### Collected data
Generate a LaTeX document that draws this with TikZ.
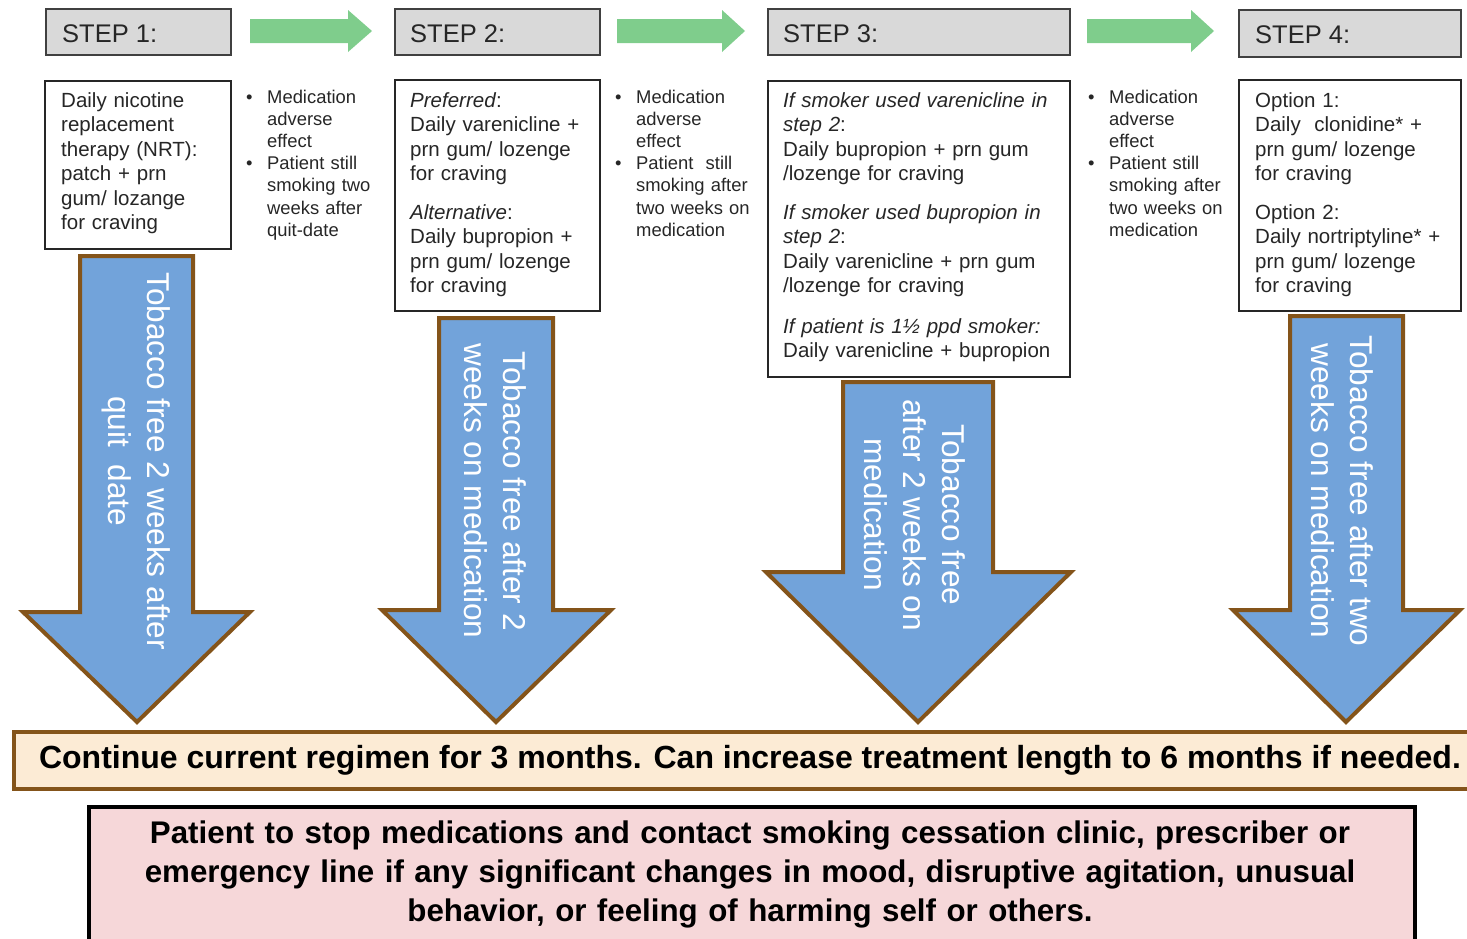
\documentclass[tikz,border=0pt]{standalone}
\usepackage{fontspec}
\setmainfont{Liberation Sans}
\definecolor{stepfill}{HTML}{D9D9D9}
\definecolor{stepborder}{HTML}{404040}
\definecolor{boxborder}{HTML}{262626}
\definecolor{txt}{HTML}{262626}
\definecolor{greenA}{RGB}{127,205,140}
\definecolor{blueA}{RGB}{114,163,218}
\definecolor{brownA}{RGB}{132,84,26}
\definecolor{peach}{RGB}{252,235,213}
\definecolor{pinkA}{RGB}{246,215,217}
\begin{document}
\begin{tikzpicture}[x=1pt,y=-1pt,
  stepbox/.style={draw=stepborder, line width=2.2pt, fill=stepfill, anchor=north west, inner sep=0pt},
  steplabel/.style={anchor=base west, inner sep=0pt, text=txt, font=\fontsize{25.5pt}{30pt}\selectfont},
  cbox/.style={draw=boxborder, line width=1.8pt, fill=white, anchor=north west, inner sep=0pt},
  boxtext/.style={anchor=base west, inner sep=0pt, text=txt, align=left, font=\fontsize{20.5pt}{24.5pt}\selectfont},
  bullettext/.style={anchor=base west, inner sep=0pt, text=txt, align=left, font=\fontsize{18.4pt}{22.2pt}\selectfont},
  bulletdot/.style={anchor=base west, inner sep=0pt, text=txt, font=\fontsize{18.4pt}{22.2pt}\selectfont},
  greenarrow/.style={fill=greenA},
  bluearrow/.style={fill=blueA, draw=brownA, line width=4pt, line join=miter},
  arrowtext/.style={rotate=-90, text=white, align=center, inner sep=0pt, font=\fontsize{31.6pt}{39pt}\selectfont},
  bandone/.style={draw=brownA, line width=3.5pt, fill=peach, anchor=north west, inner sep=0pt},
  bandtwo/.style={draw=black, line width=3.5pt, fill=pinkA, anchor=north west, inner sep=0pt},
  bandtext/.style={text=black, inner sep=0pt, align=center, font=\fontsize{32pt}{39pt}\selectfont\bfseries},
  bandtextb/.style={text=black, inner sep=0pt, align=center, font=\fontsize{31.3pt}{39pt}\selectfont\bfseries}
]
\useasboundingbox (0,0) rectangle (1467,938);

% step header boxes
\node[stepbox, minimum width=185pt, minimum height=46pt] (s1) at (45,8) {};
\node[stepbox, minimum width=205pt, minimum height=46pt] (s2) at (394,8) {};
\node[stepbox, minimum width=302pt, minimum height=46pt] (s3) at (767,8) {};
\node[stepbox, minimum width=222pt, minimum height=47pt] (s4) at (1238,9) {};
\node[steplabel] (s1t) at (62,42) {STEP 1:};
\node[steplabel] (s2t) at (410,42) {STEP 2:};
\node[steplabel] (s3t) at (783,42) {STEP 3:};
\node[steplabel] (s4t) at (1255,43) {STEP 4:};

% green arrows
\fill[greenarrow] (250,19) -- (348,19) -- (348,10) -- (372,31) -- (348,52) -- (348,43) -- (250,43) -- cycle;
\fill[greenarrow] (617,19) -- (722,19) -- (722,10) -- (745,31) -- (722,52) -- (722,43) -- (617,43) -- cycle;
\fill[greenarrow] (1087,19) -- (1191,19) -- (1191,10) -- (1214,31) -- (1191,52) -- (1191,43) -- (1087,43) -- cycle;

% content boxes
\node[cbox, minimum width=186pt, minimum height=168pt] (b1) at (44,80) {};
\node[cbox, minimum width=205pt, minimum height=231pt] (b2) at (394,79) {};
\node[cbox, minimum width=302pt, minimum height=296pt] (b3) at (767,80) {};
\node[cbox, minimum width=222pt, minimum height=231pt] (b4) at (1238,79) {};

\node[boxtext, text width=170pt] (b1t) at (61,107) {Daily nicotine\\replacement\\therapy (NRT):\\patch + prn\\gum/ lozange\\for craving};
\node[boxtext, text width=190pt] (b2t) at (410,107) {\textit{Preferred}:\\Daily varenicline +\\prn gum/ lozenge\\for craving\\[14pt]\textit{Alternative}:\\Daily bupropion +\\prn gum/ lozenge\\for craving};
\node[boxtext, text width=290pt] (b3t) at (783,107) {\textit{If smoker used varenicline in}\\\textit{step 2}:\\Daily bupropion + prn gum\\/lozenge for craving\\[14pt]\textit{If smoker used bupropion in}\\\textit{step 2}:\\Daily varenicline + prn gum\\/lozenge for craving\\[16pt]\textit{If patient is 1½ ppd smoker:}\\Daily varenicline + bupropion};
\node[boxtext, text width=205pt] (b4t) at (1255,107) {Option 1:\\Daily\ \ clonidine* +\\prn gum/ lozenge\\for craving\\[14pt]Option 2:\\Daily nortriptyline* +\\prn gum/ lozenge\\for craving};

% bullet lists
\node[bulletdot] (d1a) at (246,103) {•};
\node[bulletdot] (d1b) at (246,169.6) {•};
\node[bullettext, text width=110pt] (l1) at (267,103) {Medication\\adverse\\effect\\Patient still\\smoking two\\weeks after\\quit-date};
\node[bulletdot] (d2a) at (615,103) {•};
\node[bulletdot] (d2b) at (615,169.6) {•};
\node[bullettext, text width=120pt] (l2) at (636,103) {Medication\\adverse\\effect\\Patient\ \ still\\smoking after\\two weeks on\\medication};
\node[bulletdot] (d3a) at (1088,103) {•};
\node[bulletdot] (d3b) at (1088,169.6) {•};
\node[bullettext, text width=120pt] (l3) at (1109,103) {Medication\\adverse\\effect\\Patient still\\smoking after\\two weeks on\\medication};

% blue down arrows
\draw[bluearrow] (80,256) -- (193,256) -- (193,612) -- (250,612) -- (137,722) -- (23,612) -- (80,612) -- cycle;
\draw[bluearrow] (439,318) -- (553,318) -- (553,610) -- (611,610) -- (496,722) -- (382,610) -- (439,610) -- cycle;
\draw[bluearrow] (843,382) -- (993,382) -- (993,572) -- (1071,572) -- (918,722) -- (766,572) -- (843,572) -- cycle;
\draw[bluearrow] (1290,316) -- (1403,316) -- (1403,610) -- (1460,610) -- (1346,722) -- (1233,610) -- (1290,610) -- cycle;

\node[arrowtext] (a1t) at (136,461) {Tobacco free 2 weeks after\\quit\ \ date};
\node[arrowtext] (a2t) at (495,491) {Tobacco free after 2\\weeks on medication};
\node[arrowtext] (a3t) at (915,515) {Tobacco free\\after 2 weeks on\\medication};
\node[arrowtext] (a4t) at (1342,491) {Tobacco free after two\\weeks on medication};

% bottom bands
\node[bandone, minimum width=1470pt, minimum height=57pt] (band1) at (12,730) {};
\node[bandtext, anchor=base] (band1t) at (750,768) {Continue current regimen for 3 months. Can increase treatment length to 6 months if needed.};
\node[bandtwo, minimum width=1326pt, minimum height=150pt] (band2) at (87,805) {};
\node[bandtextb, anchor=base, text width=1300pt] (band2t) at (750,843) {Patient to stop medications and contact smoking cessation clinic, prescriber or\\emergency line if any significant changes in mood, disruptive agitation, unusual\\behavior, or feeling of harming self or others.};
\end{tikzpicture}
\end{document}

### Given instruction
Pictures in the data above should not be copied; transcribe everything else exactly.

### Exercise answer
Generate a LaTeX document that draws this with TikZ.
\documentclass[tikz,border=0pt]{standalone}
\usepackage{fontspec}
\setmainfont{Liberation Sans}
\definecolor{stepfill}{HTML}{D9D9D9}
\definecolor{stepborder}{HTML}{404040}
\definecolor{boxborder}{HTML}{262626}
\definecolor{txt}{HTML}{262626}
\definecolor{greenA}{RGB}{127,205,140}
\definecolor{blueA}{RGB}{114,163,218}
\definecolor{brownA}{RGB}{132,84,26}
\definecolor{peach}{RGB}{252,235,213}
\definecolor{pinkA}{RGB}{246,215,217}
\begin{document}
\begin{tikzpicture}[x=1pt,y=-1pt,
  stepbox/.style={draw=stepborder, line width=2.2pt, fill=stepfill, anchor=north west, inner sep=0pt},
  steplabel/.style={anchor=base west, inner sep=0pt, text=txt, font=\fontsize{25.5pt}{30pt}\selectfont},
  cbox/.style={draw=boxborder, line width=1.8pt, fill=white, anchor=north west, inner sep=0pt},
  boxtext/.style={anchor=base west, inner sep=0pt, text=txt, align=left, font=\fontsize{20.5pt}{24.5pt}\selectfont},
  bullettext/.style={anchor=base west, inner sep=0pt, text=txt, align=left, font=\fontsize{18.4pt}{22.2pt}\selectfont},
  bulletdot/.style={anchor=base west, inner sep=0pt, text=txt, font=\fontsize{18.4pt}{22.2pt}\selectfont},
  greenarrow/.style={fill=greenA},
  bluearrow/.style={fill=blueA, draw=brownA, line width=4pt, line join=miter},
  arrowtext/.style={rotate=-90, text=white, align=center, inner sep=0pt, font=\fontsize{31.6pt}{39pt}\selectfont},
  bandone/.style={draw=brownA, line width=3.5pt, fill=peach, anchor=north west, inner sep=0pt},
  bandtwo/.style={draw=black, line width=3.5pt, fill=pinkA, anchor=north west, inner sep=0pt},
  bandtext/.style={text=black, inner sep=0pt, align=center, font=\fontsize{32pt}{39pt}\selectfont\bfseries},
  bandtextb/.style={text=black, inner sep=0pt, align=center, font=\fontsize{31.3pt}{39pt}\selectfont\bfseries}
]
\useasboundingbox (0,0) rectangle (1467,938);

% step header boxes
\node[stepbox, minimum width=185pt, minimum height=46pt] (s1) at (45,8) {};
\node[stepbox, minimum width=205pt, minimum height=46pt] (s2) at (394,8) {};
\node[stepbox, minimum width=302pt, minimum height=46pt] (s3) at (767,8) {};
\node[stepbox, minimum width=222pt, minimum height=47pt] (s4) at (1238,9) {};
\node[steplabel] (s1t) at (62,42) {STEP 1:};
\node[steplabel] (s2t) at (410,42) {STEP 2:};
\node[steplabel] (s3t) at (783,42) {STEP 3:};
\node[steplabel] (s4t) at (1255,43) {STEP 4:};

% green arrows
\fill[greenarrow] (250,19) -- (348,19) -- (348,10) -- (372,31) -- (348,52) -- (348,43) -- (250,43) -- cycle;
\fill[greenarrow] (617,19) -- (722,19) -- (722,10) -- (745,31) -- (722,52) -- (722,43) -- (617,43) -- cycle;
\fill[greenarrow] (1087,19) -- (1191,19) -- (1191,10) -- (1214,31) -- (1191,52) -- (1191,43) -- (1087,43) -- cycle;

% content boxes
\node[cbox, minimum width=186pt, minimum height=168pt] (b1) at (44,80) {};
\node[cbox, minimum width=205pt, minimum height=231pt] (b2) at (394,79) {};
\node[cbox, minimum width=302pt, minimum height=296pt] (b3) at (767,80) {};
\node[cbox, minimum width=222pt, minimum height=231pt] (b4) at (1238,79) {};

\node[boxtext, text width=170pt] (b1t) at (61,107) {Daily nicotine\\replacement\\therapy (NRT):\\patch + prn\\gum/ lozange\\for craving};
\node[boxtext, text width=190pt] (b2t) at (410,107) {\textit{Preferred}:\\Daily varenicline +\\prn gum/ lozenge\\for craving\\[14pt]\textit{Alternative}:\\Daily bupropion +\\prn gum/ lozenge\\for craving};
\node[boxtext, text width=290pt] (b3t) at (783,107) {\textit{If smoker used varenicline in}\\\textit{step 2}:\\Daily bupropion + prn gum\\/lozenge for craving\\[14pt]\textit{If smoker used bupropion in}\\\textit{step 2}:\\Daily varenicline + prn gum\\/lozenge for craving\\[16pt]\textit{If patient is 1½ ppd smoker:}\\Daily varenicline + bupropion};
\node[boxtext, text width=205pt] (b4t) at (1255,107) {Option 1:\\Daily\ \ clonidine* +\\prn gum/ lozenge\\for craving\\[14pt]Option 2:\\Daily nortriptyline* +\\prn gum/ lozenge\\for craving};

% bullet lists
\node[bulletdot] (d1a) at (246,103) {•};
\node[bulletdot] (d1b) at (246,169.6) {•};
\node[bullettext, text width=110pt] (l1) at (267,103) {Medication\\adverse\\effect\\Patient still\\smoking two\\weeks after\\quit-date};
\node[bulletdot] (d2a) at (615,103) {•};
\node[bulletdot] (d2b) at (615,169.6) {•};
\node[bullettext, text width=120pt] (l2) at (636,103) {Medication\\adverse\\effect\\Patient\ \ still\\smoking after\\two weeks on\\medication};
\node[bulletdot] (d3a) at (1088,103) {•};
\node[bulletdot] (d3b) at (1088,169.6) {•};
\node[bullettext, text width=120pt] (l3) at (1109,103) {Medication\\adverse\\effect\\Patient still\\smoking after\\two weeks on\\medication};

% blue down arrows
\draw[bluearrow] (80,256) -- (193,256) -- (193,612) -- (250,612) -- (137,722) -- (23,612) -- (80,612) -- cycle;
\draw[bluearrow] (439,318) -- (553,318) -- (553,610) -- (611,610) -- (496,722) -- (382,610) -- (439,610) -- cycle;
\draw[bluearrow] (843,382) -- (993,382) -- (993,572) -- (1071,572) -- (918,722) -- (766,572) -- (843,572) -- cycle;
\draw[bluearrow] (1290,316) -- (1403,316) -- (1403,610) -- (1460,610) -- (1346,722) -- (1233,610) -- (1290,610) -- cycle;

\node[arrowtext] (a1t) at (136,461) {Tobacco free 2 weeks after\\quit\ \ date};
\node[arrowtext] (a2t) at (495,491) {Tobacco free after 2\\weeks on medication};
\node[arrowtext] (a3t) at (915,515) {Tobacco free\\after 2 weeks on\\medication};
\node[arrowtext] (a4t) at (1342,491) {Tobacco free after two\\weeks on medication};

% bottom bands
\node[bandone, minimum width=1470pt, minimum height=57pt] (band1) at (12,730) {};
\node[bandtext, anchor=base] (band1t) at (750,768) {Continue current regimen for 3 months. Can increase treatment length to 6 months if needed.};
\node[bandtwo, minimum width=1326pt, minimum height=150pt] (band2) at (87,805) {};
\node[bandtextb, anchor=base, text width=1300pt] (band2t) at (750,843) {Patient to stop medications and contact smoking cessation clinic, prescriber or\\emergency line if any significant changes in mood, disruptive agitation, unusual\\behavior, or feeling of harming self or others.};
\end{tikzpicture}
\end{document}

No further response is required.